White bread is like cake – doesn’t fill you up! (Smuidrīte Jinkinson)

Excerpt from an interview with Smudirīte Jinkinson in the United Kingdom in 2016, when the museum visited her during a field expedition:

And then, when we arrived in Corby, somehow – I don’t know how – they [my parents] found out that rye flour could be ordered from Scotland. So they ordered flour from Scotland, and then my mother baked bread almost every week. Because really, as she used to say, white bread is like cake – it doesn’t fill you up. You eat a slice of rye bread and right away you feel that you’ve actually eaten. The flour came by post! … I remember when I was in grammar school – [my friends] were Penny and Marina … and I don’t know how we had decided that we wouldn’t stay at school for lunch. I know my mother had baked bread, and we went to my house, because it wasn’t very far from the school. And we had a really good lunch at my place with this rye bread. They liked it so terribly much!

It smells of braised sauerkraut! (Juris Sinka)

Juris Sinka arrived in the United Kingdom in 1950, where he studied at the University of Oxford. In his diary entry of December 20, 1950, Juris describes how the smell of cabbage filled the recently purchased Daugavas Vanagi house in Queensborough Terrace:
‘I am truly very glad that this house now belongs to Latvians. At the moment it smells of braised sauerkraut! It’s a pity I didn’t talk to the landlady—maybe she would have given me a portion. There isn’t any real catering set up yet. They have only been here for two weeks.’
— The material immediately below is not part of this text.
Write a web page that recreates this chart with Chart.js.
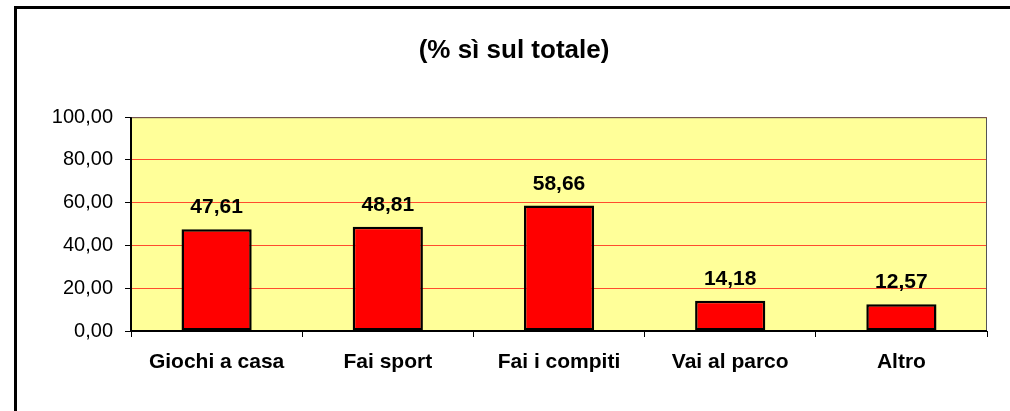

My family pīrāgi recipe – with commentary (Aivars Sinka)

Aivars Sinka: “Quite often my English acquaintances wanted to try baking pīrāgi, so I wrote the recipe in English. I used to bake a lot. It felt important to me that my daughters understood that Latvian food is different from English food. I often put a pīrāgs in their school lunchbox.
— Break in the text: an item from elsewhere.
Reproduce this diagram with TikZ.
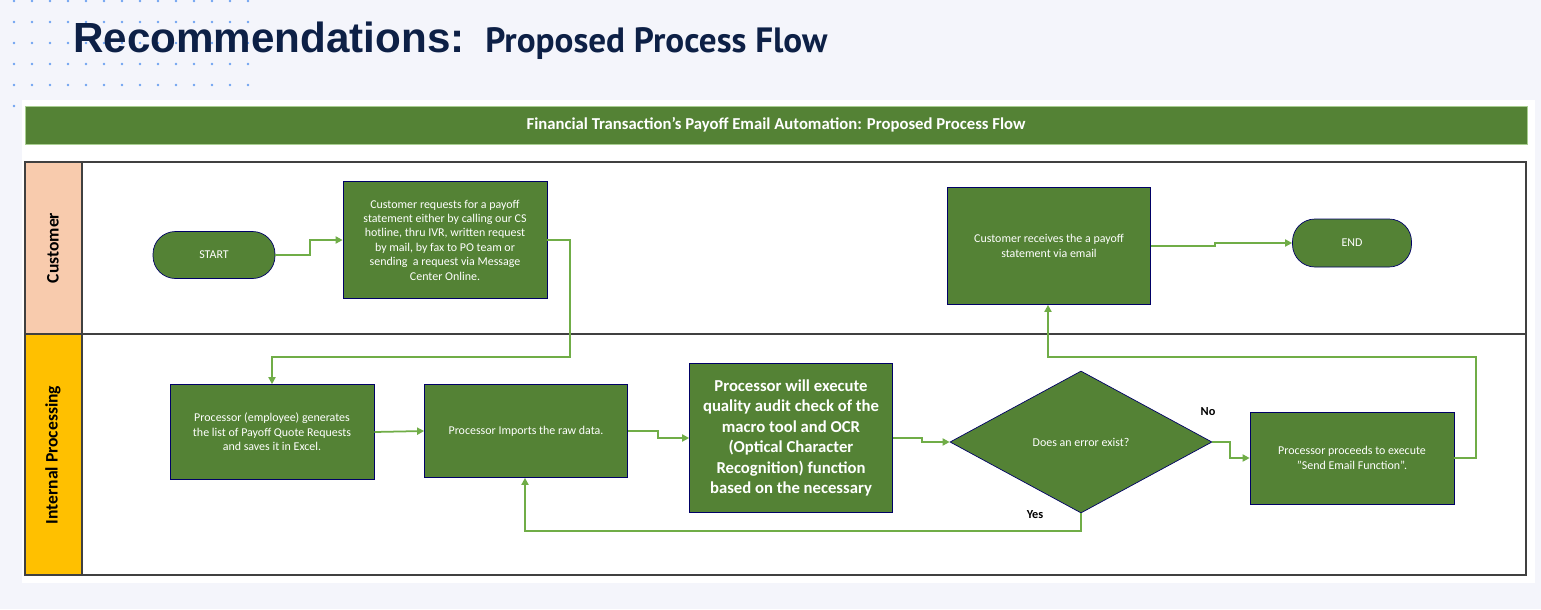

I bake my pīrāgi using the same recipe my mother used and, very likely, the one her mother used as well.”

Ēriks and Aina on mushroom picking

They wanted to arrest me and Aina. We went to the forest to pick mushrooms, and they wanted to arrest us. Apparently, we were trying to poison someone!
The police arrived. The English people who walk there saw us picking mushrooms and had reported us to the police.
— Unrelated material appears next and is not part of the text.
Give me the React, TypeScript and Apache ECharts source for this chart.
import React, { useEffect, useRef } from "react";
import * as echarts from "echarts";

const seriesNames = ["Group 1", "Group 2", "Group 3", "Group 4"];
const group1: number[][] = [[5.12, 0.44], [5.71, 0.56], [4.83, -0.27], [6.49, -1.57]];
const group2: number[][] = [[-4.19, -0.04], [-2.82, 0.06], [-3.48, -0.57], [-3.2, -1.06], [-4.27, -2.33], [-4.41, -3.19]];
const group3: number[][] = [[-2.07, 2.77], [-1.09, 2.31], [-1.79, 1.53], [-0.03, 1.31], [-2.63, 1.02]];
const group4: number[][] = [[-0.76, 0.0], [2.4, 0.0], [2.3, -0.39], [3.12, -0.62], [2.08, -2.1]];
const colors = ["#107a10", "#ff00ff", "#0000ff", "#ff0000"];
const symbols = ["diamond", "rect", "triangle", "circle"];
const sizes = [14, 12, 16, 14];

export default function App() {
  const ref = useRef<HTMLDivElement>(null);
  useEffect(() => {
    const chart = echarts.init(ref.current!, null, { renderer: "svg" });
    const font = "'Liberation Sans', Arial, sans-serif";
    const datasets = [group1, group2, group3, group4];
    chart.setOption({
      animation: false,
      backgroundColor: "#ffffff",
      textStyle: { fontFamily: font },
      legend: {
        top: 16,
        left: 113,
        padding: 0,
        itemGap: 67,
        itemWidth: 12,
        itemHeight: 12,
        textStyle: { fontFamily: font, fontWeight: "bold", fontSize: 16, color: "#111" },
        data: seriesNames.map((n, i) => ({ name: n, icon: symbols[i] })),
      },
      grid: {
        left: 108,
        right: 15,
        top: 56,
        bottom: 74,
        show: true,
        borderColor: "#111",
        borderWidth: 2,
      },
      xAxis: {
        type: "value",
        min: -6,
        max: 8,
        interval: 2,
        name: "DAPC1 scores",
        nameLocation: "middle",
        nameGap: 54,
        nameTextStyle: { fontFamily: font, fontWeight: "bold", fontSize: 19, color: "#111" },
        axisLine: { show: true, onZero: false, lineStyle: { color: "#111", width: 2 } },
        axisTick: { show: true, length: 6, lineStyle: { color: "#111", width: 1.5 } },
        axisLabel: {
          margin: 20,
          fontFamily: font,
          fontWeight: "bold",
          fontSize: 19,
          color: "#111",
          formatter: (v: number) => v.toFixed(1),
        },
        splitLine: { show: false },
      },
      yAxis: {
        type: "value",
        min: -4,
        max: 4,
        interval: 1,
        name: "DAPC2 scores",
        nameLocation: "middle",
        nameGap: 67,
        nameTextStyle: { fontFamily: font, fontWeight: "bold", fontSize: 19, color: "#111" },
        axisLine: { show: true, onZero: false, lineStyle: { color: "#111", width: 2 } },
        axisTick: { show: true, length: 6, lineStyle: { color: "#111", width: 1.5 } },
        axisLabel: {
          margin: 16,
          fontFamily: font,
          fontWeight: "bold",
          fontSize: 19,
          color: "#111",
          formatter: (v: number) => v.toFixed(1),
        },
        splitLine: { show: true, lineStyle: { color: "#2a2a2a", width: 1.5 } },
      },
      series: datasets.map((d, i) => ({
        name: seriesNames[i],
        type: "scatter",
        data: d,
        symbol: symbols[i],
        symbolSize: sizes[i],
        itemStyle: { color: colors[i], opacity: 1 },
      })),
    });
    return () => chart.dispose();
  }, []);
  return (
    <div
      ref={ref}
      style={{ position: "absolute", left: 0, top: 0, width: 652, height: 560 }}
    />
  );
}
When we bought that other house — the bungalow — it was near the forest. During the day, my friend’s dog and I would go for walks after work and pick mushrooms. Sometimes Erik and the children came along too. And then — ‘What are you doing? Picking mushrooms? They’re poisonous!’
I said, ‘If they were poisoned, I’d have been dead long ago

Madara Riley – Mushroom Maddie

On Facebook, you can find Madara Riley, a Latvian living in the United Kingdom, who is very passionate about mushroom picking. She shares her stories, experiences, knowledge, and inspires others.

DVF mobile corner store

The Daugavas Vanagi Fund’s traveling store in Birmingham, United Kingdom, in 1968. In front stands the store manager, Arturs Vancāns. From the collection of the Documentation Centre and Archive of Latvians in Great Britain.